# [TASK TO COMPLETE]
Repeat the data word for word. Do not include the pictures.

++++ MATERIAL PROVIDED ++++

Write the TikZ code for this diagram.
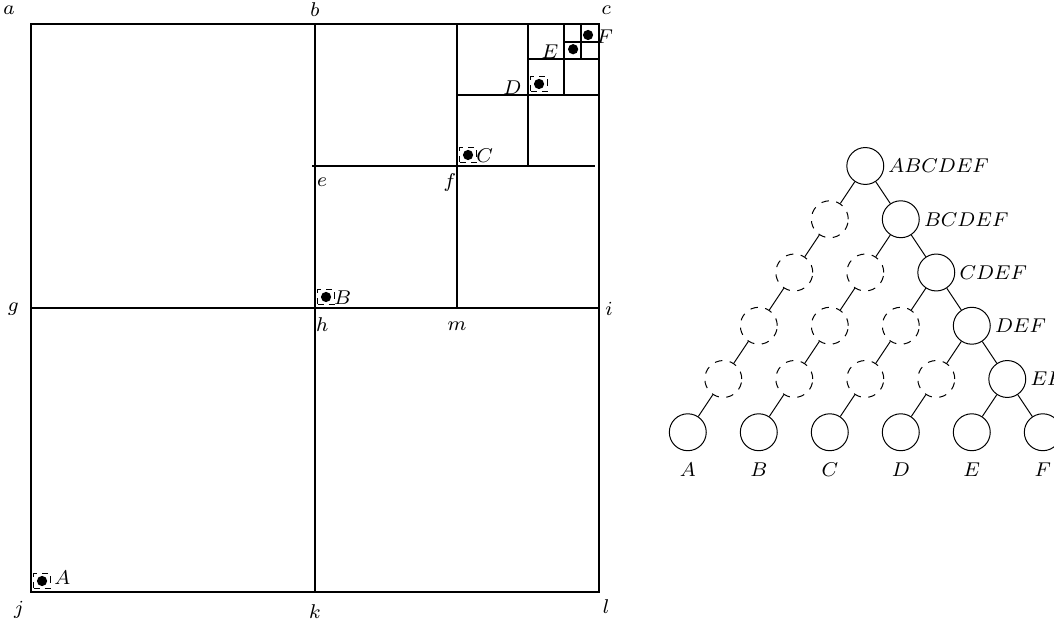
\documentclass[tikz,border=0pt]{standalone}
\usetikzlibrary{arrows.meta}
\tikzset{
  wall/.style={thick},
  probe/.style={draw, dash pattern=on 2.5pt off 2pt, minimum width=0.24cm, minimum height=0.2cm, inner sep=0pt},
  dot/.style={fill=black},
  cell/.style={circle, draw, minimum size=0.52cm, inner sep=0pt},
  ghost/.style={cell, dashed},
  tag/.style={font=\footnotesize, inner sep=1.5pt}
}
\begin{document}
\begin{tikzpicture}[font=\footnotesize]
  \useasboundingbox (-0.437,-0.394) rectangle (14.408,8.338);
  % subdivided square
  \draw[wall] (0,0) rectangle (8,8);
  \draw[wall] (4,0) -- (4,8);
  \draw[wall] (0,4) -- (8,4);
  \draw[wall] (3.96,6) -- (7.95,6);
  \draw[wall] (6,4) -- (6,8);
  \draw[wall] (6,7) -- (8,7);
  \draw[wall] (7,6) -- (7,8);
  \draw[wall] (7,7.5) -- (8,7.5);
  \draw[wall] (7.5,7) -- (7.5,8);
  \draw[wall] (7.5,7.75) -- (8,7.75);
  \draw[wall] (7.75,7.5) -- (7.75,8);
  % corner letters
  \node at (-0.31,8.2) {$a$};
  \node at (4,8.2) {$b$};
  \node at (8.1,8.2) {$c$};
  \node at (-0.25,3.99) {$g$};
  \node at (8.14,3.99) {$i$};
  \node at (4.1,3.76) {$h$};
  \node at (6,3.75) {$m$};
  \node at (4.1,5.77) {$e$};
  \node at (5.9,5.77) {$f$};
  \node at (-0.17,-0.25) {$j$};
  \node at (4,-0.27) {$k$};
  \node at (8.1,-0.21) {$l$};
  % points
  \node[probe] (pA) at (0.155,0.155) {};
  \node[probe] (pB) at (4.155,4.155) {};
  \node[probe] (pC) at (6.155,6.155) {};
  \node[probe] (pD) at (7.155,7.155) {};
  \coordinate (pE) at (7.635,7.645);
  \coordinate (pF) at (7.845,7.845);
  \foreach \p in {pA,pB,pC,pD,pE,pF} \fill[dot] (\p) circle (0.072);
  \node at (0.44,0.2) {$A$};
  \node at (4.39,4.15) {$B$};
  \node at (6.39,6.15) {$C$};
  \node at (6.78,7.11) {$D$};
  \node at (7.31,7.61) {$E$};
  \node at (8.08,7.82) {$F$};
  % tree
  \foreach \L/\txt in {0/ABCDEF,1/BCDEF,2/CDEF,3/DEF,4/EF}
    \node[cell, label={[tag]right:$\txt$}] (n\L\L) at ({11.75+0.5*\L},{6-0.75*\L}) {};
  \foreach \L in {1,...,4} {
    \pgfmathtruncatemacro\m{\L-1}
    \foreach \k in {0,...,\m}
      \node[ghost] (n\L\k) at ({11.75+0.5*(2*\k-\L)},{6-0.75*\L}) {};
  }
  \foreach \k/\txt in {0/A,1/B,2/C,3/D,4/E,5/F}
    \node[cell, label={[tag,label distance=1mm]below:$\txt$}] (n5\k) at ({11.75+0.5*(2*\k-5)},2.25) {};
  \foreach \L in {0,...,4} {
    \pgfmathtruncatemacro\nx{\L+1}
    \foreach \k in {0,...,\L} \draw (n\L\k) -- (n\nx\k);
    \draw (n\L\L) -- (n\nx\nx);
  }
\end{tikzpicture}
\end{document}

++++

# [ANSWER FOR THIS EXERCISE]
Write the TikZ code for this diagram.
\documentclass[tikz,border=0pt]{standalone}
\usetikzlibrary{arrows.meta}
\tikzset{
  wall/.style={thick},
  probe/.style={draw, dash pattern=on 2.5pt off 2pt, minimum width=0.24cm, minimum height=0.2cm, inner sep=0pt},
  dot/.style={fill=black},
  cell/.style={circle, draw, minimum size=0.52cm, inner sep=0pt},
  ghost/.style={cell, dashed},
  tag/.style={font=\footnotesize, inner sep=1.5pt}
}
\begin{document}
\begin{tikzpicture}[font=\footnotesize]
  \useasboundingbox (-0.437,-0.394) rectangle (14.408,8.338);
  % subdivided square
  \draw[wall] (0,0) rectangle (8,8);
  \draw[wall] (4,0) -- (4,8);
  \draw[wall] (0,4) -- (8,4);
  \draw[wall] (3.96,6) -- (7.95,6);
  \draw[wall] (6,4) -- (6,8);
  \draw[wall] (6,7) -- (8,7);
  \draw[wall] (7,6) -- (7,8);
  \draw[wall] (7,7.5) -- (8,7.5);
  \draw[wall] (7.5,7) -- (7.5,8);
  \draw[wall] (7.5,7.75) -- (8,7.75);
  \draw[wall] (7.75,7.5) -- (7.75,8);
  % corner letters
  \node at (-0.31,8.2) {$a$};
  \node at (4,8.2) {$b$};
  \node at (8.1,8.2) {$c$};
  \node at (-0.25,3.99) {$g$};
  \node at (8.14,3.99) {$i$};
  \node at (4.1,3.76) {$h$};
  \node at (6,3.75) {$m$};
  \node at (4.1,5.77) {$e$};
  \node at (5.9,5.77) {$f$};
  \node at (-0.17,-0.25) {$j$};
  \node at (4,-0.27) {$k$};
  \node at (8.1,-0.21) {$l$};
  % points
  \node[probe] (pA) at (0.155,0.155) {};
  \node[probe] (pB) at (4.155,4.155) {};
  \node[probe] (pC) at (6.155,6.155) {};
  \node[probe] (pD) at (7.155,7.155) {};
  \coordinate (pE) at (7.635,7.645);
  \coordinate (pF) at (7.845,7.845);
  \foreach \p in {pA,pB,pC,pD,pE,pF} \fill[dot] (\p) circle (0.072);
  \node at (0.44,0.2) {$A$};
  \node at (4.39,4.15) {$B$};
  \node at (6.39,6.15) {$C$};
  \node at (6.78,7.11) {$D$};
  \node at (7.31,7.61) {$E$};
  \node at (8.08,7.82) {$F$};
  % tree
  \foreach \L/\txt in {0/ABCDEF,1/BCDEF,2/CDEF,3/DEF,4/EF}
    \node[cell, label={[tag]right:$\txt$}] (n\L\L) at ({11.75+0.5*\L},{6-0.75*\L}) {};
  \foreach \L in {1,...,4} {
    \pgfmathtruncatemacro\m{\L-1}
    \foreach \k in {0,...,\m}
      \node[ghost] (n\L\k) at ({11.75+0.5*(2*\k-\L)},{6-0.75*\L}) {};
  }
  \foreach \k/\txt in {0/A,1/B,2/C,3/D,4/E,5/F}
    \node[cell, label={[tag,label distance=1mm]below:$\txt$}] (n5\k) at ({11.75+0.5*(2*\k-5)},2.25) {};
  \foreach \L in {0,...,4} {
    \pgfmathtruncatemacro\nx{\L+1}
    \foreach \k in {0,...,\L} \draw (n\L\k) -- (n\nx\k);
    \draw (n\L\L) -- (n\nx\nx);
  }
\end{tikzpicture}
\end{document}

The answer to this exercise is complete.